Selasa 02 Jul 2024 15:04 WIB

7 Oktober dan Shujaiya, Bukti Runtuhnya Klaim Kehebatan Intelijen Israel dan 3 Faktornya

Israel masih terus menyerang wilayah Gaza yang diblokade

Rep: Fitrian Zamzami / Red: Nashih Nashrullah
Tentara Israel mengambil bagian dalam operasi darat di lingkungan Shujaiya Kota Gaza, Jumat, 8 Desember 2023.
Foto:

Seperti yang dicatat oleh Amos Yadlin, mantan Kepala Intelijen Militer Israel, Netanyahu tampaknya telah meyakinkan dirinya sendiri bahwa "Hamas tidak begitu berbahaya, kita bisa hidup dengannya. Setiap tiga atau empat tahun sekali, kami akan melakukan pertukaran tembakan.

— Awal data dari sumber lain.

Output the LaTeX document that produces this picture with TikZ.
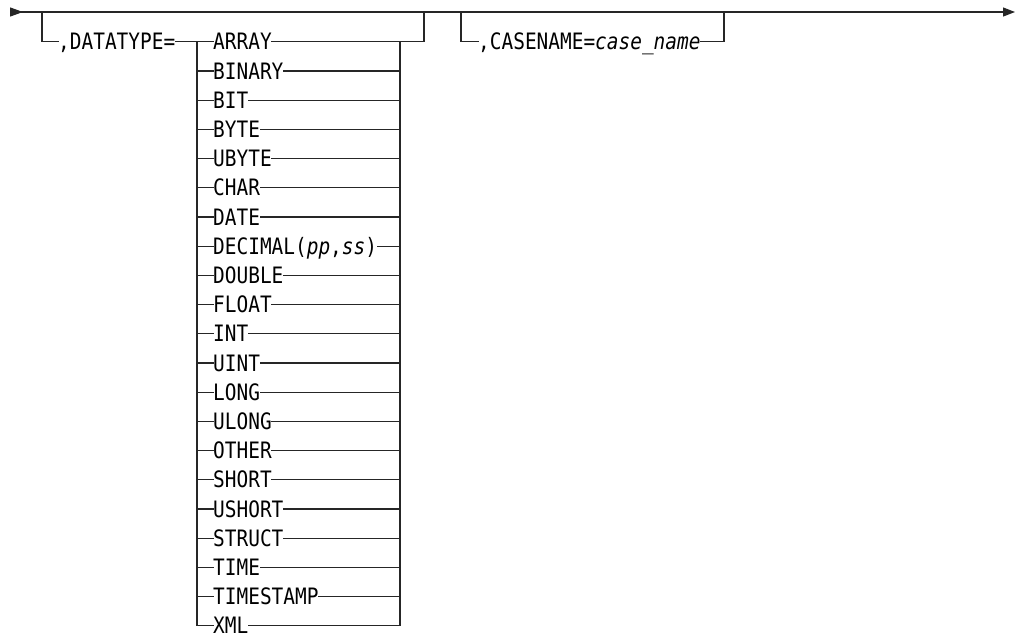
\documentclass[tikz,border=0pt]{standalone}
\usepackage{fontspec}
\newfontfamily\railfont[FakeStretch=0.86]{DejaVu Sans Mono}
\usetikzlibrary{arrows.meta}

\begin{document}
\begin{tikzpicture}[
    x=1pt, y=-1pt,
    rail/.style={draw=black!85, line width=1.2pt, line cap=rect},
    word/.style={anchor=west, inner sep=0pt, text height=16.4pt, text depth=0pt, font=\railfont\fontsize{22.6}{26}\selectfont},
    ends/.style={{Triangle[reversed, length=13pt, width=9pt]}-{Triangle[length=12pt, width=9pt]}},
  ]
  \useasboundingbox (0,0) rectangle (1017,635);

  % main line
  \coordinate (in) at (10,12);
  \coordinate (out) at (1015,12);
  \draw[rail, ends, line cap=butt] (in) -- (out);

  % DATATYPE branch
  \coordinate (b1in) at (42,12);
  \coordinate (b1c) at (42,41.7);
  \node[word] (dt) at (58,41.7) {,DATATYPE=};
  \foreach \name [count=\i from 0] in {ARRAY, BINARY, BIT, BYTE, UBYTE, CHAR, DATE,
      {DECIMAL(\textit{pp},\textit{ss})}, DOUBLE, FLOAT, INT, UINT, LONG, ULONG,
      OTHER, SHORT, USHORT, STRUCT, TIME, TIMESTAMP, XML} {
    \coordinate (l\i) at (197,{41.7+29.2*\i});
    \node[word] (c\i) at (213,{41.7+29.2*\i}) {\name};
    \coordinate (r\i) at (400,{41.7+29.2*\i});
    \draw[rail] (l\i) -- (c\i.west) (c\i.east) -- (r\i);
  }
  \coordinate (b1out) at (424,41.7);
  \coordinate (b1top) at (424,12);
  \draw[rail] (b1in) -- (b1c) -- (dt.west);
  \draw[rail] (dt.east) -- (l0);
  \draw[rail] (l0) -- (l20);
  \draw[rail] (r0) -- (r20);
  \draw[rail] (r0) -- (b1out) -- (b1top);

  % CASENAME branch
  \coordinate (b2in) at (461,12);
  \coordinate (b2c) at (461,41.7);
  \node[word] (cn) at (478,41.7) {,CASENAME=\textit{case\_name}};
  \coordinate (b2out) at (724,41.7);
  \coordinate (b2top) at (724,12);
  \draw[rail] (b2in) -- (b2c) -- (cn.west);
  \draw[rail] (cn.east) -- (b2out) -- (b2top);
\end{tikzpicture}
\end{document}
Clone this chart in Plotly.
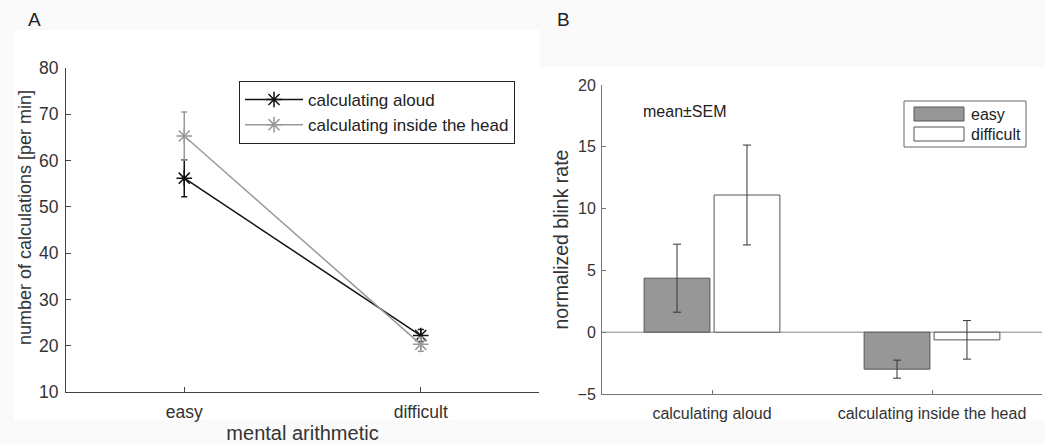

Namun ini bukanlah musuh Israel yang paling berbahaya." Jika benar, ini adalah kesalahan perhitungan yang fatal. Dalam gema kegagalan intelijen tahun 1973 yang membuat Israel dikejutkan oleh serangan Arab yang mengawali Perang Yom Kippur, Israel salah memperhitungkan kemampuan dan niat Hamas dan kemampuan pertahanannya sendiri.

Meremehkan Kemampuan Hamas

Pada 1973, Israel tidak menanggapi peringatan intelijen bahwa serangan dari negara-negara tetangga Arab akan segera terjadi. Karena militer Arab sebelumnya berkinerja buruk, Israel berasumsi bahwa mereka dapat memblokir serangan apa pun dan musuh-musuhnya akan terhalang oleh keunggulan militer Israel.

Logika yang sama mengenai Hamas mungkin telah menyebar di dalam aparat keamanan Israel saat ini. Ya, sayap militer Hamas telah melancarkan banyak serangan teror di Israel sejak 1990-an, namun tidak ada yang menunjukkan organisasi atau kemampuan yang diperlukan untuk melakukan serangan secanggih yang dilakukan pada 7 Oktober lalu.

Namun, para pemimpin Israel dan pengamat lainnya telah menyadari bahwa Teheran telah meningkatkan bantuan untuk mendukung Hamas selama bertahun-tahun. Namun, Israel dengan sangat jelas meremehkan seberapa besar sumber daya tersebut telah meningkatkan kemampuan militer serta komando dan kontrol Hamas saat ini.

Kesalahpahaman atas niat Hamas

Niat Hamas mungkin telah, dan mungkin masih, disalahpahami secara luas. Para pemimpin Israel mungkin telah memperhitungkan bahwa Hamas tidak akan melancarkan serangan seperti itu karena Israel memberikan insentif ekonomi untuk perdamaian (yaitu, dengan mengawasi transfer dana Qatar ke Gaza).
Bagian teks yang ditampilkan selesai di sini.